Azure resources created for Data Engineering

The following Azure resources are created for the Data Engineering (CDE) service:

Resource Description
Resource groups If you chose for CDP to create multiple resource groups, one resource group is created with the naming convention “liftie-<unique string>" (which has an AKS cluster of the same name). This resource group is not created if you chose to use a single existing resource group.
Azure Kubernetes Service (AKS) CDP creates an AKS cluster for each Data Engineering Service. The underlying compute, network resources are managed by Azure, including:
  • Load balancer: Azure Load Balancer
  • Network security group
  • Public IP address(es)
  • Route table
  • Virtual machine scale set

For a list of supported VM types, refer to Cloudera Data Platform (CDP) Public Cloud service rates.

Log analytics workspace A logs analytics workspace is created for storing log data.
Azure Files Azure Files | Microsoft Azure contains job resources, application code, Apache Airflow DAG files and any other uploaded files.
Azure Database for MySQL Server Azure Database for MySQL is used for storing job related metadata, histories.

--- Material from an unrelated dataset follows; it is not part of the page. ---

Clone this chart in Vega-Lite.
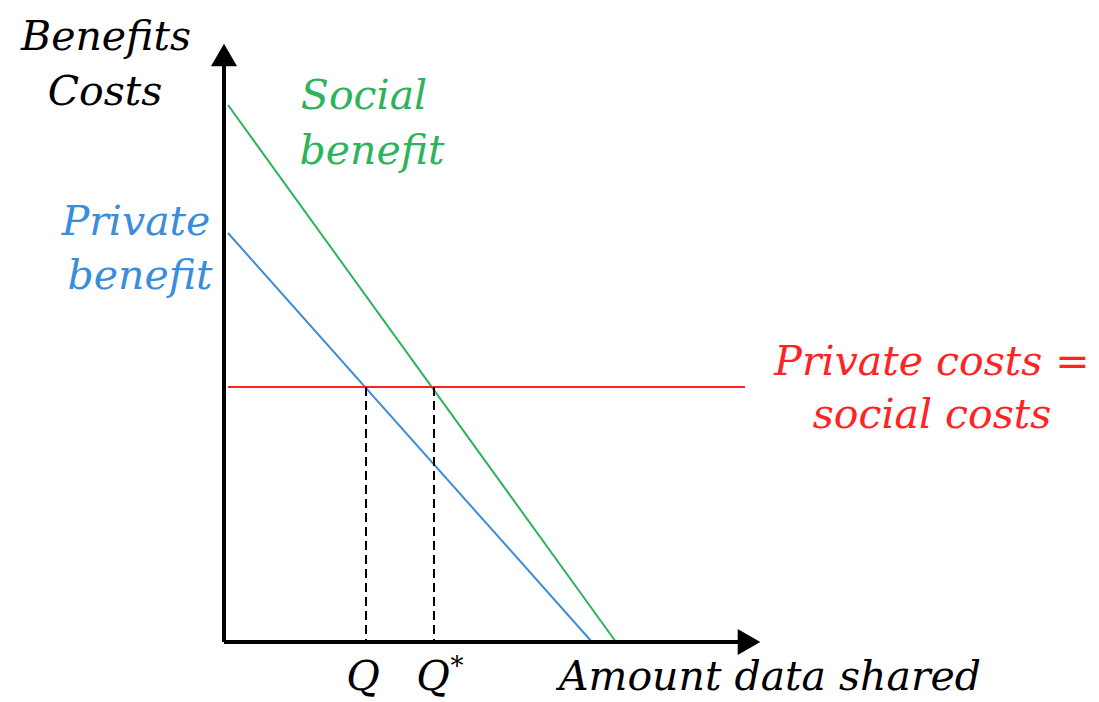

Azure resources created for Operational Database

The following Azure resources are created for the Cloudera Operational Database (COD) service:

Resource Description
Resource Group If you chose for CDP to create multiple resource groups, a resource group is created which contains all of the nodes that comprise the OD database. This resource group is not created if you chose to use a single existing resource group.
Virtual Machines (VMs) A compute VM is created for each node in a COD database. The instance type and managed storage are automatically determined by OD. Azure network security groups are automatically configured as a part of environment creation to define inbound and outbound network access to the created instances.
ADLS Gen2 storage This existing blob storage account that you provided for the Data Lake to use for workload data storage is automatically used by the COD database for storage of data.